One area where TFN often gets hammered is on the Leadership Verification Moderator process. This is where an owner or moderator of a freecycling group attempts to join OIDG or similar group. Very often the application is turned down for invalid reasons. Here is my take on what the process is, and what is wrong, and if TFN reads this blog might actually improve their success rate.

Before we begin, though there is a suspicion that the LVM process is flawed intentionally so that TFN can turn people down who they do not want in their moderator forums, though I am confident this is misplaced thinking.

First what happens is that a moderator hears or reads of these forums and decides they wish to join. So they send a email to the LVM person, thinking that after a few minutes that will be the end of the matter and that they will somehow become a member of some hallowed forum or other. It does not work like that. Perhaps one day TFN will issue an official FAQ on this, but for now here is my take.

Having received a request to join the LVM person will ask to see if this person is on any blacklist. If so then of course they will not be allowed to join. Being on a blacklist is probably emailing around TPTB to see if anyone knows anything negative about this person.
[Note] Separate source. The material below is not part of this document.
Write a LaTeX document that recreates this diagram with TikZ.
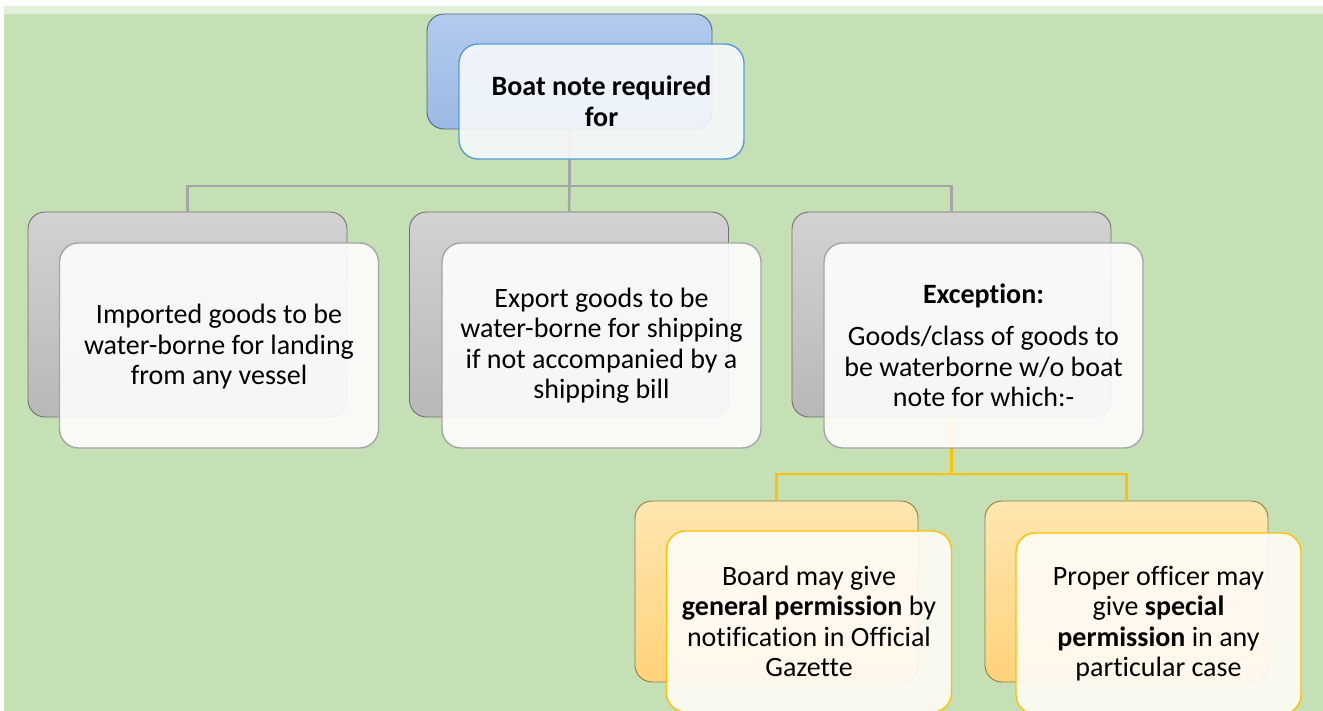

Say we wait 48 hours for any potential response, and there is no negative feedback, what next?

The next step is to send an email back to the group’s “owner” address. We then have a further wait for up to 14 days for the owner to reply. So if the group’s owner address (which should ideally include the original moderator) then any moderator can reply and everything should be fine.

But this part of the process can go very wrong.
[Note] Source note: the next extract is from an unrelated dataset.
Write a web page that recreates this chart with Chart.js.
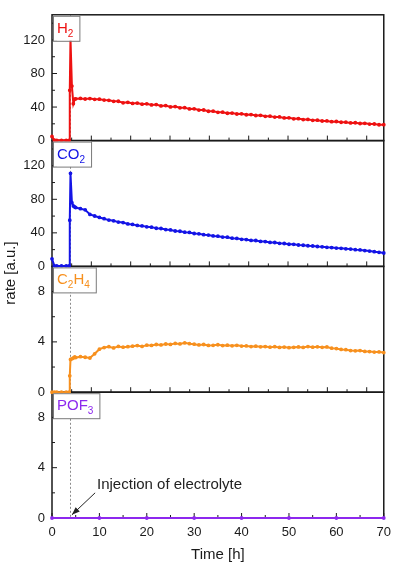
<!DOCTYPE html>
<html>
<head>
<meta charset="utf-8">
<script src="https://cdn.jsdelivr.net/npm/chart.js@4.4.1/dist/chart.umd.min.js"></script>
<style>
  html, body { margin: 0; padding: 0; background: #fff; }
  #wrap { width: 398px; height: 567px; position: relative; }
</style>
</head>
<body>
<div id="wrap"><canvas id="myChart"></canvas></div>
<script>
// time axis [h]
const timeH = [0, 0.5, 1, 2, 3, 3.6, 3.75, 3.9, 4.2, 4.5, 4.8,
  5, 6, 7, 8, 9, 10, 11, 12, 13, 14, 15, 16, 17, 18, 19, 20,
  21, 22, 23, 24, 25, 26, 27, 28, 29, 30, 31, 32, 33, 34, 35,
  36, 37, 38, 39, 40, 41, 42, 43, 44, 45, 46, 47, 48, 49, 50,
  51, 52, 53, 54, 55, 56, 57, 58, 59, 60, 61, 62, 63, 64, 65,
  66, 67, 68, 69, 70];

const h2Rate = [5, 0.4, 0.3, 0.3, 0.3, 0.3, 60, 122, 65, 44, 49.5,
  49.8, 50.3, 49.6, 50.1, 49.2, 49.4, 48.3, 48.0, 46.8, 46.9, 45.1, 45.6, 44.3, 44.7, 43.4, 43.8,
  42.5, 42.9, 41.4, 41.8, 40.2, 40.6, 39.1, 39.3, 37.8, 37.9, 36.4, 36.5, 35.0, 35.1, 33.7,
  33.9, 32.6, 32.8, 31.7, 31.9, 30.8, 31.0, 29.9, 30.1, 29.0, 29.1, 28.0, 28.2, 27.0, 27.2,
  26.0, 26.2, 25.1, 25.3, 24.2, 24.3, 23.4, 23.5, 22.6, 22.8, 21.9, 22.0, 21.1, 21.3, 20.4,
  20.6, 19.7, 19.8, 18.9, 19.0];

const co2Rate = [9, 0.6, 0.5, 0.5, 0.5, 0.5, 55, 111, 76, 72, 70.8,
  70.2, 68.8, 67.5, 62.0, 60.1, 58.4, 56.9, 55.2, 54.4, 52.8, 52.3, 50.6, 50.1, 48.8, 48.3, 47.2,
  46.8, 45.5, 45.2, 43.9, 43.5, 42.2, 41.9, 40.8, 40.5, 39.2, 38.9, 37.8, 37.4, 36.3, 36.0,
  35.0, 34.8, 33.6, 33.4, 32.3, 32.0, 31.0, 30.9, 29.8, 29.6, 28.6, 28.5, 27.5, 27.3, 26.4,
  26.3, 25.5, 25.2, 24.6, 24.3, 23.7, 23.4, 22.8, 22.5, 21.9, 21.5, 21.0, 20.6, 20.0, 19.6,
  18.9, 18.3, 17.5, 16.8, 16.0];

const c2h4Rate = [0, 0, 0, 0, 0, 0, 1.3, 2.6, 2.65, 2.72, 2.8,
  2.75, 2.82, 2.78, 2.72, 3.05, 3.42, 3.55, 3.62, 3.52, 3.64, 3.58, 3.62, 3.66, 3.71, 3.64, 3.74,
  3.72, 3.79, 3.76, 3.83, 3.80, 3.88, 3.84, 3.92, 3.86, 3.82, 3.76, 3.79, 3.72, 3.73, 3.77,
  3.71, 3.74, 3.69, 3.73, 3.67, 3.68, 3.63, 3.66, 3.61, 3.63, 3.58, 3.62, 3.56, 3.59, 3.54,
  3.57, 3.60, 3.56, 3.63, 3.58, 3.61, 3.57, 3.60, 3.50, 3.47, 3.40, 3.38, 3.31, 3.29, 3.31,
  3.24, 3.23, 3.19, 3.20, 3.15];

const pof3Time = [0, 10, 20, 30, 40, 50, 60, 70];
const pof3Rate = [0, 0, 0, 0, 0, 0, 0, 0];

const injectionH = 3.7;

// ticks
const xMajor = [0, 10, 20, 30, 40, 50, 60, 70];
const xMinor = [5, 15, 25, 35, 45, 55, 65];
const upperMajor = [8.3, 16.6, 24.9, 33.2, 41.5, 49.8, 58.1, 66.4];
const upperMinor = [4.15, 12.45, 20.75, 29.05, 37.35, 45.65, 53.95, 62.25];
const bigMajor = [0, 40, 80, 120];
const bigMinor = [20, 60, 100, 140];
const smallMajor = [0, 4, 8];
const smallMinor = [2, 6];

const FONT = "'Liberation Sans', Arial, sans-serif";
const INK = '#1a1a1a';

// top to bottom
const panels = [
  { id: 'yH2', label: [['H', 0], ['2', 1]], color: '#ee1111', major: bigMajor, minor: bigMinor },
  { id: 'yCO2', label: [['CO', 0], ['2', 1]], color: '#1414e6', major: bigMajor, minor: bigMinor },
  { id: 'yC2H4', label: [['C', 0], ['2', 1], ['H', 0], ['4', 1]], color: '#f7901e', major: smallMajor, minor: smallMinor },
  { id: 'yPOF3', label: [['POF', 0], ['3', 1]], color: '#8d28ee', major: smallMajor, minor: smallMinor }
];

function pts(xs, ys) {
  return xs.map((t, i) => ({ x: t, y: ys[i] }));
}

function seg(ctx, x1, y1, x2, y2) {
  ctx.beginPath();
  ctx.moveTo(x1, y1);
  ctx.lineTo(x2, y2);
  ctx.stroke();
}

function yAxis(id, max, ticks) {
  return {
    type: 'linear',
    position: 'left',
    stack: 'panels',
    stackWeight: 1,
    min: 0,
    max: max,
    afterBuildTicks: s => { s.ticks = ticks.map(v => ({ value: v })); },
    afterFit: s => { s.width = 52; },
    grid: { display: false, drawTicks: false },
    border: { display: false },
    ticks: { color: INK, font: { family: FONT, size: 13 }, padding: 7 }
  };
}

const frames = {
  id: 'frames',
  beforeDatasetsDraw(chart) {
    const { ctx, chartArea: a, scales } = chart;
    const x = scales.x;
    ctx.save();
    const xi = Math.round(x.getPixelForValue(injectionH)) + 0.5;
    ctx.strokeStyle = '#8a8a8a';
    ctx.lineWidth = 1;
    ctx.setLineDash([2, 2]);
    seg(ctx, xi, a.top, xi, a.bottom);
    ctx.setLineDash([]);

    ctx.strokeStyle = INK;
    panels.forEach((p, i) => {
      const s = scales[p.id];
      ctx.lineWidth = 1.5;
      ctx.strokeRect(a.left, s.top, a.right - a.left, s.bottom - s.top);
      ctx.lineWidth = 1;
      p.major.forEach(v => { const py = s.getPixelForValue(v); seg(ctx, a.left, py, a.left + 5, py); });
      p.minor.forEach(v => { const py = s.getPixelForValue(v); seg(ctx, a.left, py, a.left + 3, py); });
      const last = i === panels.length - 1;
      (last ? xMajor : upperMajor).forEach(v => { const px = x.getPixelForValue(v); seg(ctx, px, s.bottom, px, s.bottom - 5); });
      (last ? xMinor : upperMinor).forEach(v => { const px = x.getPixelForValue(v); seg(ctx, px, s.bottom, px, s.bottom - 3); });
    });
    ctx.restore();
  },
  afterDatasetsDraw(chart) {
    const { ctx, chartArea: a, scales } = chart;
    const x = scales.x;
    ctx.save();

    // label boxes
    panels.forEach(p => {
      const s = scales[p.id];
      let w = 0;
      p.label.forEach(([t, sub]) => {
        ctx.font = (sub ? '10px ' : '15px ') + FONT;
        w += ctx.measureText(t).width;
      });
      const bx = a.left + 1, by = s.top + 1, bw = w + 10, bh = 25;
      ctx.fillStyle = '#fff';
      ctx.fillRect(bx, by, bw, bh);
      ctx.strokeStyle = '#7a7a7a';
      ctx.lineWidth = 1;
      ctx.strokeRect(bx + 0.5, by + 0.5, bw, bh);
      let tx = bx + 4;
      ctx.fillStyle = p.color;
      ctx.textBaseline = 'alphabetic';
      p.label.forEach(([t, sub]) => {
        ctx.font = (sub ? '10px ' : '15px ') + FONT;
        ctx.fillText(t, tx, by + 17 + (sub ? 4 : 0));
        tx += ctx.measureText(t).width;
      });
    });

    // annotation
    const yp = scales.yPOF3;
    ctx.fillStyle = '#222';
    ctx.font = '15px ' + FONT;
    ctx.textBaseline = 'middle';
    ctx.fillText('Injection of electrolyte', x.getPixelForValue(9.5), yp.getPixelForValue(2.6));
    const x1 = x.getPixelForValue(9.1), y1 = yp.getPixelForValue(2.0);
    const x2 = x.getPixelForValue(4.2), y2 = yp.getPixelForValue(0.25);
    ctx.strokeStyle = '#222';
    ctx.lineWidth = 1;
    seg(ctx, x1, y1, x2, y2);
    const ang = Math.atan2(y2 - y1, x2 - x1);
    ctx.beginPath();
    ctx.moveTo(x2, y2);
    ctx.lineTo(x2 - 8 * Math.cos(ang) + 3 * Math.sin(ang), y2 - 8 * Math.sin(ang) - 3 * Math.cos(ang));
    ctx.lineTo(x2 - 8 * Math.cos(ang) - 3 * Math.sin(ang), y2 - 8 * Math.sin(ang) + 3 * Math.cos(ang));
    ctx.closePath();
    ctx.fill();

    // axis titles
    ctx.fillStyle = INK;
    ctx.font = '15px ' + FONT;
    ctx.textAlign = 'center';
    ctx.textBaseline = 'alphabetic';
    ctx.fillText('Time [h]', (a.left + a.right) / 2, 559);
    ctx.translate(15, 273);
    ctx.rotate(-Math.PI / 2);
    ctx.fillText('rate [a.u.]', 0, 0);
    ctx.restore();
  }
};

function lineSet(label, data, color, axis) {
  return {
    label: label,
    data: data,
    yAxisID: axis,
    borderColor: color,
    backgroundColor: color,
    borderWidth: 2,
    pointRadius: 0.9,
    pointHoverRadius: 0,
    tension: 0,
    clip: 3
  };
}

const ctx = document.getElementById('myChart').getContext('2d');
const myChart = new Chart(ctx, {
  type: 'line',
  data: {
    datasets: [
      lineSet('H2', pts(timeH, h2Rate), panels[0].color, 'yH2'),
      lineSet('CO2', pts(timeH, co2Rate), panels[1].color, 'yCO2'),
      lineSet('C2H4', pts(timeH, c2h4Rate), panels[2].color, 'yC2H4'),
      lineSet('POF3', pts(pof3Time, pof3Rate), panels[3].color, 'yPOF3')
    ]
  },
  options: {
    responsive: true,
    maintainAspectRatio: false,
    animation: false,
    layout: { padding: { top: 3, right: 8, bottom: 0, left: 0 } },
    plugins: { legend: { display: false }, tooltip: { enabled: false } },
    scales: {
      x: {
        type: 'linear',
        min: 0,
        max: 70,
        afterBuildTicks: s => { s.ticks = xMajor.map(v => ({ value: v })); },
        afterFit: s => { s.height = 49; },
        grid: { display: false, drawTicks: false },
        border: { display: false },
        ticks: { color: INK, font: { family: FONT, size: 13 }, padding: 7, maxRotation: 0 }
      },
      // listed bottom to top: Chart.js stacks the last left axis on top
      yPOF3: yAxis('yPOF3', 10, smallMajor),
      yC2H4: yAxis('yC2H4', 10, smallMajor),
      yCO2: yAxis('yCO2', 150, bigMajor),
      yH2: yAxis('yH2', 150, bigMajor)
    }
  },
  plugins: [frames]
});
</script>
</body>
</html>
  • In theory this should be responded to immediately, but by guess is that Yahoo have had problems with owner delivery in the past, present and possibly future.
  • Besides that there is no inbuilt monitoring in this process. The original application is left in the dark about what is happening and so just waits and waits. If a copy of the outbound email to the owner was copied to the original application this would engender a closed loop where everyone can help the application resolve most quickly. Being left in the dark helps no-one.
  • The original applicant does not generally even know of the 14 day time limit.
  • Even if the owner responds back, because of the frailties of email there is no reason to believe the LVM person actually gets a positive response.
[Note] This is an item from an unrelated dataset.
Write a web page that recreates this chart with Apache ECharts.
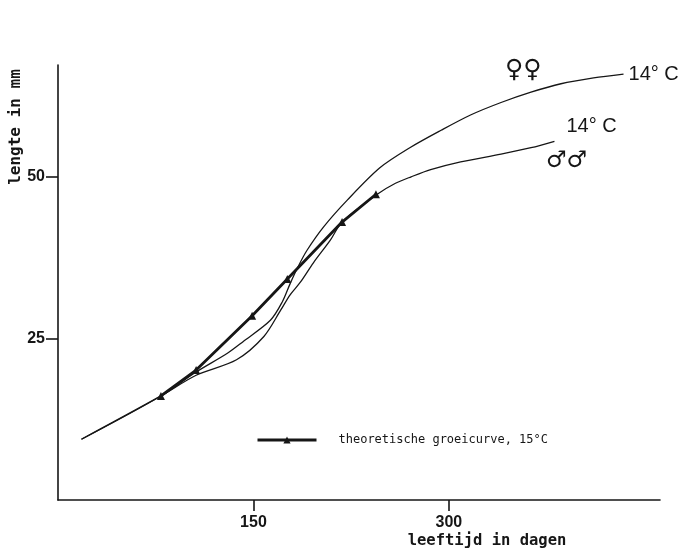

And so 14 or so days later the LVM inevitably sends out a rejection letter. The original applicant is frustrated. The LVM person is frustrated. The group is frustrated.

This is a flawed process that needs modifying badly. Like all things the devil is in the detail. And the detail here is far too much reliance on emails to and from “-owner” working properly, and within a fixed time limit of 14 days.  My guess is also that the 14 day time-out is seen as a politically correct and easy way of refusing people without them taking offence.